San Fermin Festival in Pamplona

San Fermin Festival in Pamplona

Bull chasing people in the streets of Pamplona

San Fermín is an annual week-long festival taking place 6-14 July in Pamplona. The history of bull chasing goes back to the fourteenth century and since 1592 has been in the same form every year. I travel half of Spain for a nearly twenty-four hour adventure in Pamplona.

During San Fermín week the whole town turns into a massive feast. The streets of Pamplona are completely filled with enthusiastic mass of people in red and white. The singing, shouting, dancing and spilling sangria everywhere around are essential parts of this lively tradition.

The bull chasing over the years has became pretty big. However, its core remains the same. Disguised festival participants are dressed in traditional white shirts with pañuelo rojo, which is a red scarf worn around her neck. The event lasts continuously throughout the week.

Our bus arrives at around two o’clock at night.

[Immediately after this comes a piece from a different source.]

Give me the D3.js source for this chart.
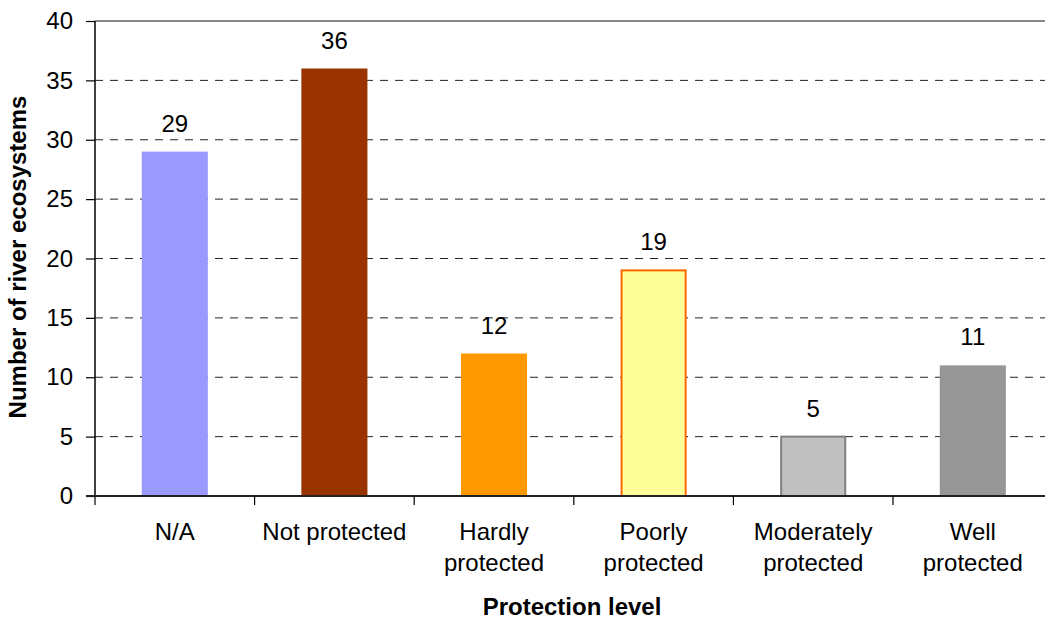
<!DOCTYPE html>
<html>
<head>
<meta charset="utf-8">
<script src="https://cdn.jsdelivr.net/npm/d3@7"></script>
<style>
  html, body { margin: 0; padding: 0; background: #fff; }
  svg { display: block; font-family: Arial, "Liberation Sans", sans-serif; }
</style>
</head>
<body>
<svg id="chart" width="1045" height="619"></svg>
<script>
// Protection level of river ecosystems
const categories = ["N/A", "Not protected", "Hardly protected", "Poorly protected", "Moderately protected", "Well protected"];
const categoryLines = [["N/A"], ["Not protected"], ["Hardly", "protected"], ["Poorly", "protected"], ["Moderately", "protected"], ["Well", "protected"]];
const counts = [29, 36, 12, 19, 5, 11];
const fills = ["#9999ff", "#993300", "#ff9900", "#ffff99", "#c0c0c0", "#969696"];
const strokes = [null, null, null, "#ff6600", "#808080", null];
const yTicks = [0, 5, 10, 15, 20, 25, 30, 35, 40];

const svg = d3.select("#chart");
const plotLeft = 95, plotTop = 21, plotBottom = 496, step = 159.6;
const plotRight = plotLeft + step * categories.length;
const fontSize = "24px";

const x = d3.scaleBand()
  .domain(categories)
  .range([plotLeft, plotRight])
  .paddingInner(0.586)
  .paddingOuter(0.293);

const y = d3.scaleLinear().domain([0, 40]).range([plotBottom, plotTop]);

// dashed gridlines
svg.append("g")
  .selectAll("line")
  .data(yTicks.filter(d => d > 0 && d < 40))
  .join("line")
  .attr("x1", plotLeft).attr("x2", 1045)
  .attr("y1", d => y(d)).attr("y2", d => y(d))
  .attr("stroke", "#222")
  .attr("stroke-width", 1)
  .attr("stroke-dasharray", "8,7");

// top border of plot area
svg.append("line")
  .attr("x1", plotLeft).attr("x2", 1045)
  .attr("y1", y(40)).attr("y2", y(40))
  .attr("stroke", "#888").attr("stroke-width", 2);

// bars
svg.append("g")
  .selectAll("rect")
  .data(counts)
  .join("rect")
  .attr("x", (d, i) => x(categories[i]) + (strokes[i] ? 1 : 0))
  .attr("width", (d, i) => x.bandwidth() - (strokes[i] ? 2 : 0))
  .attr("y", d => y(d))
  .attr("height", d => y(0) - y(d))
  .attr("fill", (d, i) => fills[i])
  .attr("stroke", (d, i) => strokes[i] || "none")
  .attr("stroke-width", 2);

// value labels
svg.append("g")
  .selectAll("text")
  .data(counts)
  .join("text")
  .attr("x", (d, i) => x(categories[i]) + x.bandwidth() / 2)
  .attr("y", d => y(d) - 20)
  .attr("text-anchor", "middle")
  .attr("font-size", fontSize)
  .attr("fill", "#000")
  .text(d => d);

// y axis
const yAxis = d3.axisLeft(y).tickValues(yTicks).tickSize(9).tickPadding(13);
const gy = svg.append("g").attr("transform", `translate(${plotLeft},0)`).call(yAxis);
gy.select(".domain").attr("stroke", "#000").attr("stroke-width", 1.5).attr("d", `M0,${plotTop}V${plotBottom}`);
gy.selectAll(".tick line").attr("stroke", "#000").attr("stroke-width", 1.2);
gy.selectAll(".tick text").attr("font-size", fontSize).attr("font-family", "Arial, 'Liberation Sans', sans-serif").attr("fill", "#000");

// x axis with ticks at category boundaries
const boundaries = d3.range(categories.length + 1).map(i => plotLeft + i * step);
svg.append("line")
  .attr("x1", plotLeft - 9).attr("x2", 1045)
  .attr("y1", plotBottom).attr("y2", plotBottom)
  .attr("stroke", "#222").attr("stroke-width", 1.8);
svg.append("g")
  .selectAll("line")
  .data(boundaries)
  .join("line")
  .attr("x1", d => d).attr("x2", d => d)
  .attr("y1", plotBottom).attr("y2", plotBottom + 9)
  .attr("stroke", "#000").attr("stroke-width", 1.2);

// category labels
const gx = svg.append("g");
categories.forEach((c, i) => {
  const t = gx.append("text")
    .attr("x", x(c) + x.bandwidth() / 2)
    .attr("y", plotBottom + 44)
    .attr("text-anchor", "middle")
    .attr("font-size", fontSize)
    .attr("fill", "#000");
  categoryLines[i].forEach((line, j) => {
    t.append("tspan")
      .attr("x", x(c) + x.bandwidth() / 2)
      .attr("dy", j === 0 ? 0 : 31)
      .text(line);
  });
});

// axis titles
svg.append("text")
  .attr("x", 572).attr("y", 615)
  .attr("text-anchor", "middle")
  .attr("font-size", fontSize)
  .attr("font-weight", "bold")
  .text("Protection level");

svg.append("clipPath").attr("id", "ytitle-clip")
  .append("rect").attr("x", 0).attr("y", 96).attr("width", 60).attr("height", 400);

svg.append("g")
  .attr("clip-path", "url(#ytitle-clip)")
  .append("text")
  .attr("transform", "translate(26,257) rotate(-90)")
  .attr("text-anchor", "middle")
  .attr("font-size", fontSize)
  .attr("font-weight", "bold")
  .text("Number of river ecosystems");
</script>
</body>
</html>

After a while we manage to find our Mexican and Argentinean friends. The whole night we stroll the streets drinking sangria, meeting new people and getting more into fiesta. It is hard to tell if we’re still on the street or perhaps already in the middle. Alejandro was right, sangria will be spilled all over all night long at everyone!

Sangria makes the time pass more pleasantly until the morning chase

Eight in the morning sharp on the Cuesta de Santo Domingo the chase starts. After a while there is a crowd people stampeding forward. The most vulnerable for an injury are those running at the very end. A herd of rushing bulls is treading hard on their heels. Any person who comes out alive after being hit with horns is said to have been shielded with a mantle of San Fermin, the feast patron.

The tradition can be both safe and dangerous. Since 1924 there have been 15 fatal accidents and over 200 people were seriously injured.

Encierro (in Spanish, a bull chase) leads through the old cobbled streets of Pamplona and has exactly 825 meters. After making the distance all participants run into the Pamplona Plaza de Toros, where the official part of the course ends. Bulls would stay until afternoon corrida takes place.

Some adrenalin seekers still tease the bulls in arena. This part is particularly interesting. Highliths seen on TV after a sleepless night while sipping morning coffee at a Pamplona cafe give the impression of an adequate mix of abstraction, wild bravado and stupidity. It’s bloody and still alive tradition. San Fermin is on the winning position particularly compared to the other once cultivated traditions nowadays dissapearing. Every year it is gaining more popularity.

After the spectacle we sit in a nearby bar. Despite a sleepless night, more jugs of sangria keep on being served to our big table. That is the taste of San Fermin festival. My today’s feelings are surprisingly close to the emotions of Ernest Hemingway, who visited San Fermin in the interwar period and the memories he put in his novel "The sun also rises".